I’ve had a great week at the Cassandra Summit in San Francisco. Here are some notes on how the Cassandra community is changing and, more generally, what this means for corporate IT. 

First, the Cassandra community is growing fast.  There were over 450 attendees at the conference, compared with just 150 a year ago.  Attendees ranged from well known tech start-ups, just getting started with the management of large datasets, through to large blue-chip organisations.

Some of the most popular talks were pretty technical. But for me, the most interesting was a presentation by Adrian Cockcroft from Netflix that highlighted how the dynamics of enterprise IT is changing. Adrian spoke about Netflix’s continuing migration from Datacenter Oracle to Cassandra in the cloud (slides here are well worth a look). He made two key points:

  • Moving from Oracle means a change from a highly centralised scale-up view of data management to one in which control of the data used by an application rests with the application, rather than with DBAs.
  • Moving from the datacenter into the cloud means that Netflix has essentially no IT Ops people.  Adrian described this as "NoOps" - an interesting take on the current DevOps debate. 

Since Netflix has its infrastructure on the Amazon cloud, it is effectively outsourcing Ops to Amazon.  But that doesn't mean taking a traditional IT operations structure and outsourcing it "as is" to an outsourcing provider.  It means working within the limits of what Amazon provides: a highly automated set of capabilities across an elastic and highly regular infrastructure.

Designing large scale applications means designing for failure.  In the cloud, this means avoiding single points of failure and distributing activity across multiple nodes in multiple data centres.  Design for failure means that if bits (even large bits) of the infrastructure fail, the applications are designed to continue running.
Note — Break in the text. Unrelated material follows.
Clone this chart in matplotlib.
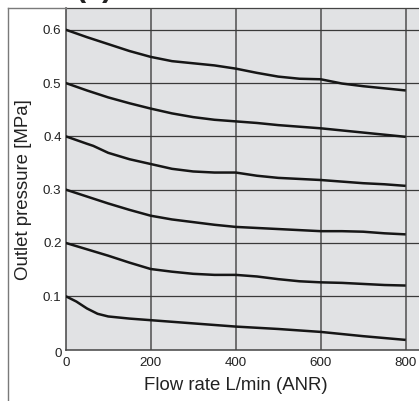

One of the ways in which Netflix tests whether they have got this right is the excellently named "Chaos Monkey".  This is a script that brings down production servers at random during the day.  Servers are going to fail - it's a fact of life.  But they don't fail frequently enough to make testing resilience of the applications easy. Chaos Monkey increases the failure rate during the part of the day when developers are around - just in case things go wrong. The result is greater confidence in the end service.

Cassandra fits this model well: a distributed database that can scale across multiple data centres, has no single point of failure, and in which all nodes are peers. If a node goes away, not much happens. In fact, with some careful design, even if a whole data centre goes away, the application can continue running.

So what does this mean for the IT organisation? In the case of Netflix it loses its DBAs and IT Ops people but keeps developers as it grows in the cloud.

A recent Gartner report suggests that as many as 1 in 5 companies would have no IT infrastructure themselves by 2012. However, despite this don't think the role of the developer is going to be threatened any time soon. Indeed, the scope of what developers are responsible for may only rise in importance. Time will tell whether this prediction comes true and we see more examples of Oracle DBAs in white coats being replaced by Chaos Monkeys.